:: GIVEN DATA ::
■ ■ ■ ■ ■ ■ ■

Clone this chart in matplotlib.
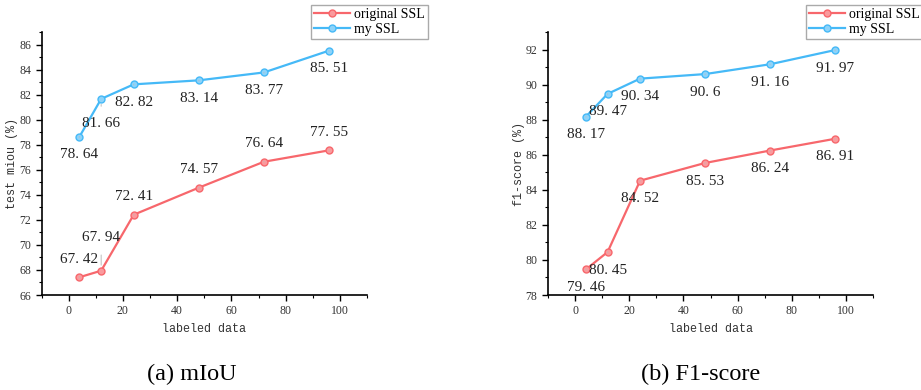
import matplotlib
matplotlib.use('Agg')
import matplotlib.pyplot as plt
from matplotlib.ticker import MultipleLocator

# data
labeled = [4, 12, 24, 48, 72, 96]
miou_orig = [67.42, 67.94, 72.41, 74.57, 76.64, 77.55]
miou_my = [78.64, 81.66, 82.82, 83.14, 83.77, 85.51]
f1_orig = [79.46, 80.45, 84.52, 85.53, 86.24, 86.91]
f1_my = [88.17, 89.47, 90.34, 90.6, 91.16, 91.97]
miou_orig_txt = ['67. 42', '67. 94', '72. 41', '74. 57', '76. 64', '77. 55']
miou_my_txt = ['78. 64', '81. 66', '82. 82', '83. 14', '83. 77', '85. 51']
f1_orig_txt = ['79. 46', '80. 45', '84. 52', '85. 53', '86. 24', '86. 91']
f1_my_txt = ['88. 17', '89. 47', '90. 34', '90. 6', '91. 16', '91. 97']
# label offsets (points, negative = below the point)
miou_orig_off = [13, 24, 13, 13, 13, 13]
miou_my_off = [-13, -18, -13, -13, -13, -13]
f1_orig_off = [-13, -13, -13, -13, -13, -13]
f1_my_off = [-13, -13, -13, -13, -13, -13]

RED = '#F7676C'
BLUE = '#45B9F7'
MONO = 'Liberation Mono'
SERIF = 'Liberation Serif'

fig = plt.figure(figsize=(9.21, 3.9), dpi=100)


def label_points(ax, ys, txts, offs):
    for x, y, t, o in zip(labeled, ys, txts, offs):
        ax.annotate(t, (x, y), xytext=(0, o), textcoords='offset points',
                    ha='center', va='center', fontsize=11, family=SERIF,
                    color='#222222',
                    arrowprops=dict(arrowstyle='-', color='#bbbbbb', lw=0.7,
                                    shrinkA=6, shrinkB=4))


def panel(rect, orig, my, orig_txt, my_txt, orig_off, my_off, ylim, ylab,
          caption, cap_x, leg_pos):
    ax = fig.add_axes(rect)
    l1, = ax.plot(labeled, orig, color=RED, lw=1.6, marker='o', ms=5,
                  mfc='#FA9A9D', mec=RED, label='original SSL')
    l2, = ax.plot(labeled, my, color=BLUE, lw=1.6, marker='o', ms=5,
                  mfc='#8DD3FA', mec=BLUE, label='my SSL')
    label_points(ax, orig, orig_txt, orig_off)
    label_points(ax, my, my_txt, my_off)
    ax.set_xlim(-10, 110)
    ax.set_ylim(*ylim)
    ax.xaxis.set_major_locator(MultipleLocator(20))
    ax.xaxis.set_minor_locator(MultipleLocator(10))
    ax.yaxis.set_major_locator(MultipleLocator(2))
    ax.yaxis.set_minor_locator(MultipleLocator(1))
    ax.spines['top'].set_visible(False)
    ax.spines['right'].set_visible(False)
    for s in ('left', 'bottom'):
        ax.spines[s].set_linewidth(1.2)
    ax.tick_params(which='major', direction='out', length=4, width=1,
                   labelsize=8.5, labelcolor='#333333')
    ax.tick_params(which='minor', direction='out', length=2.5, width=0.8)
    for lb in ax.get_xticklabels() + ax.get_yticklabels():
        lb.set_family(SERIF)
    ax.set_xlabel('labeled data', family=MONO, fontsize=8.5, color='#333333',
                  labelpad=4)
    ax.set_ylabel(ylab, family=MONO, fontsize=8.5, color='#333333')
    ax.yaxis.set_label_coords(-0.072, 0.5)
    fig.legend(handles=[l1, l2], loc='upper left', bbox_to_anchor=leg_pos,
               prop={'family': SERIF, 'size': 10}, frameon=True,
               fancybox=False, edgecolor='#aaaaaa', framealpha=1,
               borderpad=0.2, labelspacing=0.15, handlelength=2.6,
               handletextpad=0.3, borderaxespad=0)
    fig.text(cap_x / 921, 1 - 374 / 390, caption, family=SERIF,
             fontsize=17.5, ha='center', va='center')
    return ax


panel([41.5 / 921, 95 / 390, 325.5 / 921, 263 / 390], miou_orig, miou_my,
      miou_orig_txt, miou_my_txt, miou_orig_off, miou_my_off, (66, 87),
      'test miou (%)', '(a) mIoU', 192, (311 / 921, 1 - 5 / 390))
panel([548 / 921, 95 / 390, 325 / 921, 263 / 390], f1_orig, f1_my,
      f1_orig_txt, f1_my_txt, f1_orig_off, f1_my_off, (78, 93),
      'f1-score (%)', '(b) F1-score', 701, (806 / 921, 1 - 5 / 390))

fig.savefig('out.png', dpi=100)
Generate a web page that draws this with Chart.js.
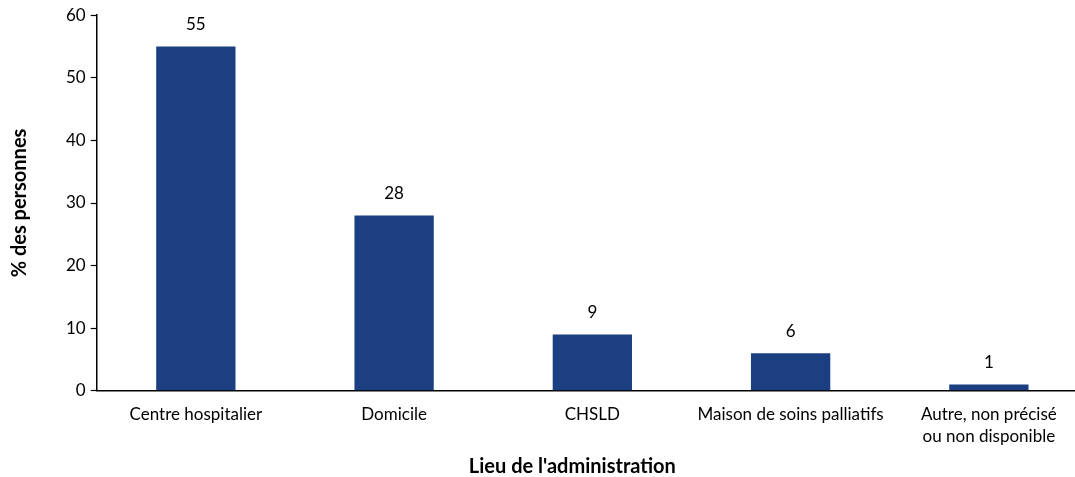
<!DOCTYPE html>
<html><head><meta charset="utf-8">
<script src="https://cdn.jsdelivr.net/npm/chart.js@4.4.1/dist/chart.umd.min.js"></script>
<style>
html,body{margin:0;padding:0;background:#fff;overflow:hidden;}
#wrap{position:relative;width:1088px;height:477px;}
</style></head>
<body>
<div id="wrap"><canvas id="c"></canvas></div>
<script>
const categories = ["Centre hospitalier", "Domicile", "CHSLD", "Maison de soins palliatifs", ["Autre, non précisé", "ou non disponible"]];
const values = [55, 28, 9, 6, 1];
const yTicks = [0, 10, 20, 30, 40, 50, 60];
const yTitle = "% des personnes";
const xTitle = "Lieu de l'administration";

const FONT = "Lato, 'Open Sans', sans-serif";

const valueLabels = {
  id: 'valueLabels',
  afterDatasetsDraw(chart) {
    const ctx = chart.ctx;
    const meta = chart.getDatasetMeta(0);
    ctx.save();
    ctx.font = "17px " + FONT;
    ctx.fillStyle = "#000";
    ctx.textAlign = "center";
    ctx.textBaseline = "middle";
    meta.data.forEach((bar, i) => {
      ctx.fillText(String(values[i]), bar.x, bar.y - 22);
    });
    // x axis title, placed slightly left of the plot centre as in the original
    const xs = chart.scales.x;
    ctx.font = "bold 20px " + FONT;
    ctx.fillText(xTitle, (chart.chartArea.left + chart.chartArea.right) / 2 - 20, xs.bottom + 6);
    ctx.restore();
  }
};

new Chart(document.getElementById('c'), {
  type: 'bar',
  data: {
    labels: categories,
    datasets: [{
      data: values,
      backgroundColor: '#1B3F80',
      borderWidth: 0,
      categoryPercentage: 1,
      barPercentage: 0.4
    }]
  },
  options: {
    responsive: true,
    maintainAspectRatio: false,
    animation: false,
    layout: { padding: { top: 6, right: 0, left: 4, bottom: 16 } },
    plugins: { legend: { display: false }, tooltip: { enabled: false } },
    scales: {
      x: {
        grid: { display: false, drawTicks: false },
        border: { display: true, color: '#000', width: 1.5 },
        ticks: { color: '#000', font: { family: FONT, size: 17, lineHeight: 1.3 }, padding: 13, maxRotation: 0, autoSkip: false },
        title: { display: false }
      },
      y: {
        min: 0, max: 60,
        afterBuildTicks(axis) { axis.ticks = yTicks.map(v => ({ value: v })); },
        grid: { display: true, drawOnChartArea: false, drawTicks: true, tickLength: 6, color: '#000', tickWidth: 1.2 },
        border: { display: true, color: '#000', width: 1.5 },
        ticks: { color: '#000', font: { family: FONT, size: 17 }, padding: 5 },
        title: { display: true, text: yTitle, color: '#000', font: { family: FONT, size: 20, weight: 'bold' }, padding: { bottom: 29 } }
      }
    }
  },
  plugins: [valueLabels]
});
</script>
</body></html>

■ ■ ■ ■ ■ ■ ■

:: INSTRUCTIONS TO FOLLOW ::
How many lines in the records above contain the word "matplotlib"? Reply with the number alone.

:: EXERCISE ANSWER ::
5